The request -
Please, without the pictures, retype exactly the lines from the start of the material through the line that holds "Sans Mono', 'Liberation".

════════════════

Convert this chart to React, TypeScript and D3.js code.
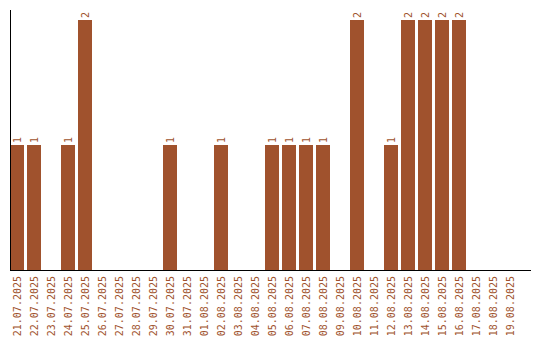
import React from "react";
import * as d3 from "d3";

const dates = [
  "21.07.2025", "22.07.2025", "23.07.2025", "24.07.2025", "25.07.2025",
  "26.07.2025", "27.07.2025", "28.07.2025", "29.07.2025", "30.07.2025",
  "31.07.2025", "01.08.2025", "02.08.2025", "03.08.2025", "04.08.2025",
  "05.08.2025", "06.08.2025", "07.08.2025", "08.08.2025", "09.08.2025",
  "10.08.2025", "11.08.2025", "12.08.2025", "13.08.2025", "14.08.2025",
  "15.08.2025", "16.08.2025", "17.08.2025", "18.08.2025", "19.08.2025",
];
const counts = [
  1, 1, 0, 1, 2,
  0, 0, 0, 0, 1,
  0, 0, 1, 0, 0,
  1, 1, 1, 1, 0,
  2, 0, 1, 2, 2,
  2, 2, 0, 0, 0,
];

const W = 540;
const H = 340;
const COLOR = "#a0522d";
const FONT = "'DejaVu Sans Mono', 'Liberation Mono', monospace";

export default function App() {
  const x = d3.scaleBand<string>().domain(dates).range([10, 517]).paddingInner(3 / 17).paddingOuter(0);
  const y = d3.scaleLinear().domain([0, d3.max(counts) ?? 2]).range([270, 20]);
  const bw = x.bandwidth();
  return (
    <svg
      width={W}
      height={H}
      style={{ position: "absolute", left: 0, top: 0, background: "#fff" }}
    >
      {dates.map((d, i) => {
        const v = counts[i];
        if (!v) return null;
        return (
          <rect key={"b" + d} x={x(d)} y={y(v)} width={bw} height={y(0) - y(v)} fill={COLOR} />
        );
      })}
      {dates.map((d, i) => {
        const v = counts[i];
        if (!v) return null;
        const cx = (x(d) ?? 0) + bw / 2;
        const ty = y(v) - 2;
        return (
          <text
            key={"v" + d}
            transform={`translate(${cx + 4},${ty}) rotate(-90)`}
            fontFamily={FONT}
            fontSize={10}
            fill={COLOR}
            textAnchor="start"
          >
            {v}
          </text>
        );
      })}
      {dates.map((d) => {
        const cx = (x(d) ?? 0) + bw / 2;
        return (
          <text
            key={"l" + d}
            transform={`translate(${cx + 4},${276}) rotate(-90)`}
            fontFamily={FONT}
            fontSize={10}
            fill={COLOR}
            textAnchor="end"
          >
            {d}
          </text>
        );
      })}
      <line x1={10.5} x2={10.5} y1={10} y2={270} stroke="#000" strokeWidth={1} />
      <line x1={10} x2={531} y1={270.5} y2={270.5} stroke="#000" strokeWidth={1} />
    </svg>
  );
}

════════════════

In response -
Convert this chart to React, TypeScript and D3.js code.
import React from "react";
import * as d3 from "d3";

const dates = [
  "21.07.2025", "22.07.2025", "23.07.2025", "24.07.2025", "25.07.2025",
  "26.07.2025", "27.07.2025", "28.07.2025", "29.07.2025", "30.07.2025",
  "31.07.2025", "01.08.2025", "02.08.2025", "03.08.2025", "04.08.2025",
  "05.08.2025", "06.08.2025", "07.08.2025", "08.08.2025", "09.08.2025",
  "10.08.2025", "11.08.2025", "12.08.2025", "13.08.2025", "14.08.2025",
  "15.08.2025", "16.08.2025", "17.08.2025", "18.08.2025", "19.08.2025",
];
const counts = [
  1, 1, 0, 1, 2,
  0, 0, 0, 0, 1,
  0, 0, 1, 0, 0,
  1, 1, 1, 1, 0,
  2, 0, 1, 2, 2,
  2, 2, 0, 0, 0,
];

const W = 540;
const H = 340;
const COLOR = "#a0522d";
const FONT = "'DejaVu Sans Mono', 'Liberation Mono', monospace";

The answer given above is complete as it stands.